These activities constitute completion of one sample for permanent plant modifications as defined in Inspection Procedure 71111.18-05

b. Findings

No findings of significance were identified.

1R19 Postmaintenance Testing

a. Inspection Scope

The inspectors reviewed the following postmaintenance activities to verify that procedures and test activities were adequate to ensure system operability and functional capability:

  • Division 2 Diesel Generator Loss of Site Power test following a permanent modification change
  • Division 1 Diesel Generator Loss of Site Power/Loss of Coolant Accident tests following a permanent modification change
  • Digital feed water postmaintenance test following permanent modification change to the power supply
  • Standby Service Water Train A Fan B postmaintenance test after replacement of the pillow block bearing

The inspectors selected these activities based upon the structure, system, or components ability to affect risk. The inspectors evaluated these activities for the following (as applicable):

  • The effect of testing on the plant had been adequately addressed; testing was adequate for the maintenance performed
  • Acceptance criteria were clear and demonstrated operational readiness; test instrumentation was appropriate The inspectors evaluated the activities against the technical specifications, the Updated Final Safety Analysis Report, 10 CFR Part 50 requirements, licensee procedures, and NRC generic communications to ensure that the test results adequately ensured that the equipment met the licensing basis and design requirements. In addition, the inspectors reviewed corrective action documents associated with postmaintenance tests to determine whether the licensee was identifying problems and entering them in the corrective action program and that the problems were being corrected commensurate with their importance to safety. Specific documents reviewed during this inspection are listed in the attachment.

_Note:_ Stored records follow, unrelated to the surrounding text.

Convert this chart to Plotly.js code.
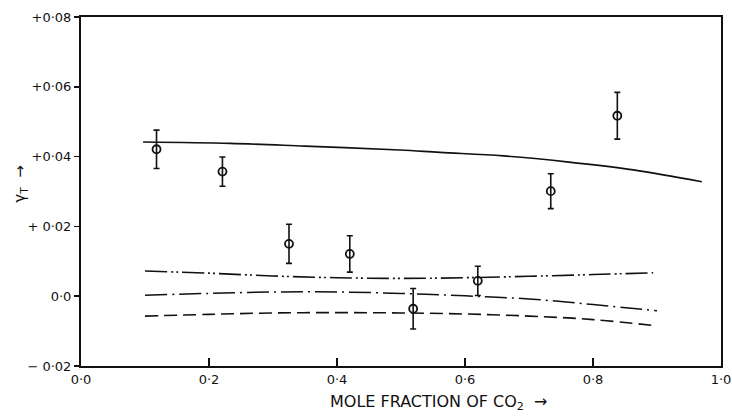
<!DOCTYPE html>
<html>
<head>
<meta charset="utf-8">
<script src="https://cdn.plot.ly/plotly-3.0.1.min.js"></script>
<style>html,body{margin:0;padding:0;background:#fff;}#chart{width:732px;height:419px;}</style>
</head>
<body>
<div id="chart"></div>
<script>
// Experimental points
const pointX = [0.118, 0.221, 0.325, 0.420, 0.519, 0.620, 0.734, 0.838];
const pointY = [0.0421, 0.0357, 0.0150, 0.0121, -0.0036, 0.0044, 0.0301, 0.0517];
const pointErr = [0.0055, 0.0042, 0.0056, 0.0052, 0.0058, 0.0042, 0.0050, 0.0067];

// Solid curve
const solidX = [0.097, 0.233, 0.35, 0.498, 0.561, 0.66, 0.759, 0.863, 0.97];
const solidY = [0.0442, 0.0438, 0.0430, 0.0419, 0.0412, 0.0402, 0.0385, 0.0362, 0.0328];

// Dash-dot-dot curve
const ddotX = [0.10, 0.20, 0.30, 0.40, 0.50, 0.60, 0.70, 0.80, 0.894];
const ddotY = [0.0072, 0.0066, 0.0058, 0.0053, 0.0051, 0.0053, 0.0057, 0.0062, 0.0067];

// Dash-dot curve
const dotX = [0.10, 0.20, 0.30, 0.40, 0.50, 0.60, 0.70, 0.80, 0.90];
const dotY = [0.0003, 0.0008, 0.0012, 0.0012, 0.0008, 0.0001, -0.0008, -0.0024, -0.0042];

// Dashed curve
const dashX = [0.10, 0.20, 0.30, 0.40, 0.50, 0.60, 0.70, 0.80, 0.90];
const dashY = [-0.0057, -0.0052, -0.0048, -0.0047, -0.0048, -0.0051, -0.0057, -0.0067, -0.0085];

// Tick labels
const xTickVals = [0, 0.2, 0.4, 0.6, 0.8, 1.0];
const xTickText = ['0·0', '0·2', '0·4', '0·6', '0·8', '1·0'];
const yTickVals = [-0.02, 0, 0.02, 0.04, 0.06, 0.08];
const yTickText = ['− 0·02', '0·0', '+ 0·02', '+0·04', '+0·06', '+0·08'];

const ink = '#111';
const traces = [
  {x: solidX, y: solidY, mode: 'lines', line: {color: ink, width: 1.6, shape: 'spline'}, hoverinfo: 'skip'},
  {x: ddotX, y: ddotY, mode: 'lines', line: {color: ink, width: 1.6, shape: 'spline', dash: '22px,4px,2px,3px,2px,4px'}, hoverinfo: 'skip'},
  {x: dotX, y: dotY, mode: 'lines', line: {color: ink, width: 1.5, shape: 'spline', dash: '22px,5px,2px,5px'}, hoverinfo: 'skip'},
  {x: dashX, y: dashY, mode: 'lines', line: {color: ink, width: 1.6, shape: 'spline', dash: '13px,6px'}, hoverinfo: 'skip'},
  {x: pointX, y: pointY, mode: 'markers',
   marker: {symbol: 'circle-open', size: 8, color: ink, line: {width: 1.8, color: ink}},
   error_y: {type: 'data', array: pointErr, visible: true, color: ink, thickness: 1.6, width: 3}}
];

const font = {family: 'DejaVu Sans, Arial, sans-serif', color: ink};
const layout = {
  width: 732, height: 419,
  margin: {l: 81, r: 11, t: 17, b: 53},
  paper_bgcolor: '#fff', plot_bgcolor: '#fff',
  showlegend: false,
  font: font,
  xaxis: {
    range: [0, 1], showgrid: false, zeroline: false,
    showline: true, linecolor: ink, linewidth: 2, mirror: true,
    ticks: 'inside', ticklen: 8, tickwidth: 1.5, tickcolor: ink,
    tickvals: xTickVals, ticktext: xTickText,
    tickfont: {family: font.family, size: 13, color: ink}
  },
  yaxis: {
    range: [-0.02, 0.08], showgrid: false, zeroline: false,
    showline: true, linecolor: ink, linewidth: 2, mirror: true,
    ticks: 'outside', ticklen: 5, tickwidth: 1.5, tickcolor: ink,
    tickvals: yTickVals, ticktext: yTickText,
    tickfont: {family: font.family, size: 13, color: ink}
  },
  annotations: [
    {xref: 'paper', yref: 'paper', x: 0.56, y: -0.106, xanchor: 'center', yanchor: 'middle',
     text: 'MOLE FRACTION OF CO<sub>2</sub>  →', showarrow: false,
     font: {family: font.family, size: 16, color: ink}},
    {xref: 'paper', yref: 'paper', x: -0.095, y: 0.52, xanchor: 'center', yanchor: 'middle',
     textangle: -90, text: 'γ<sub>T</sub>  →', showarrow: false,
     font: {family: font.family, size: 15, color: ink}}
  ]
};

Plotly.newPlot('chart', traces, layout, {staticPlot: true, displayModeBar: false});
</script>
</body>
</html>
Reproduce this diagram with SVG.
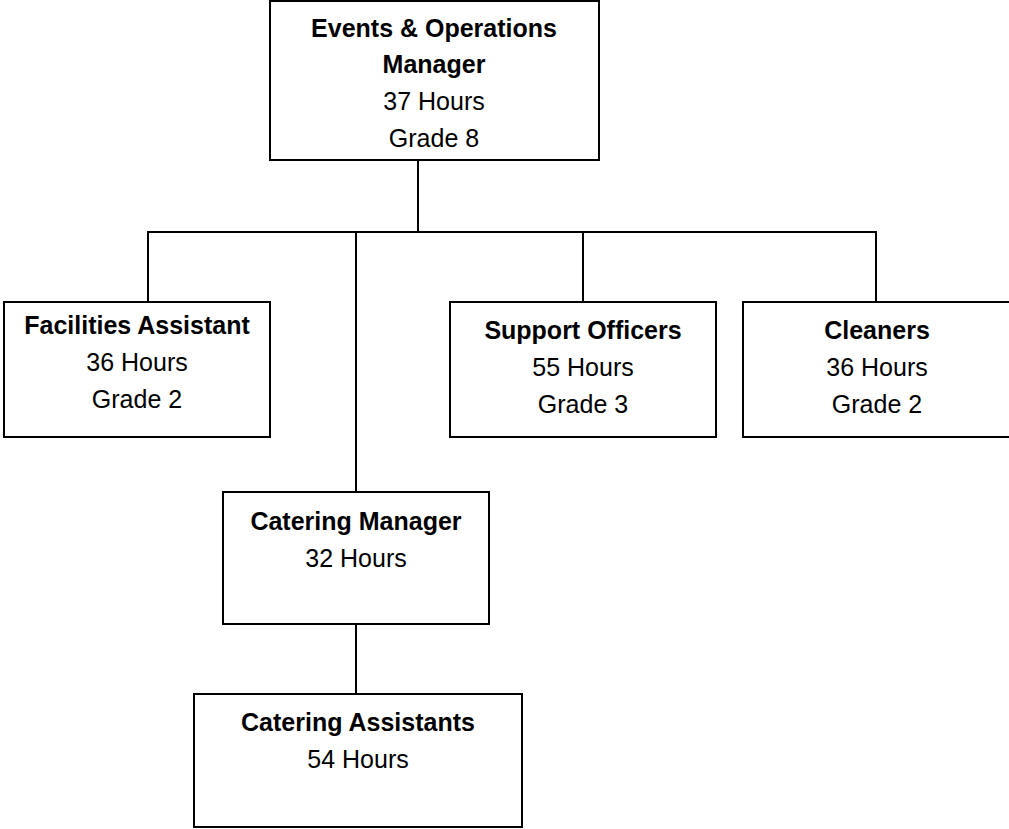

These activities constitute completion of seven postmaintenance testing inspection samples as defined in Inspection Procedure 71111.19 05.

b. Findings

No findings of significance were identified.

1R20 Refueling and Other Outage Activities

a. Inspection Scope

The inspectors reviewed the outage safety plan and contingency plans for the refueling outage, conducted September 21 through October 23, 2008, to confirm that licensee personnel had appropriately considered risk, industry experience, and previous site-specific problems in developing and implementing a plan that assured maintenance of defense-in-depth. During the refueling outage, the inspectors observed portions of the shutdown and cooldown processes and monitored licensee controls over the outage activities, which are listed below:

  • Configuration management, including maintenance of defense-in-depth, is commensurate with the outage safety plan for key safety functions and compliance with the applicable technical specifications when taking equipment out of service
  • Clearance activities, including confirmation that tags were properly hung and equipment appropriately configured to safely support the work or testing
  • Installation and configuration of reactor coolant pressure, level, and temperature instruments to provide accurate indication, accounting for instrument error
  • Status and configuration of electrical systems to ensure that technical specifications and outage safety-plan requirements were met, and controls over switchyard activities
  • Verification that outage work was not impacting the ability of the operators to operate the spent fuel pool cooling system
  • Reactor water inventory controls, including flow paths, configurations, and alternative means for inventory addition, and controls to prevent inventory loss
  • Controls over activities that could affect reactivity
  • Refueling activities, including fuel handling and sipping to detect fuel assembly leakage
  • Startup and ascension to full power operation, tracking of startup prerequisites, walkdown of the drywell (primary containment) to verify that debris had not been left which could block emergency core cooling system suction strainers, and reactor physics testing
  • Licensee identification and resolution of problems related to refueling outage activities Specific documents reviewed during this inspection are listed in the attachment.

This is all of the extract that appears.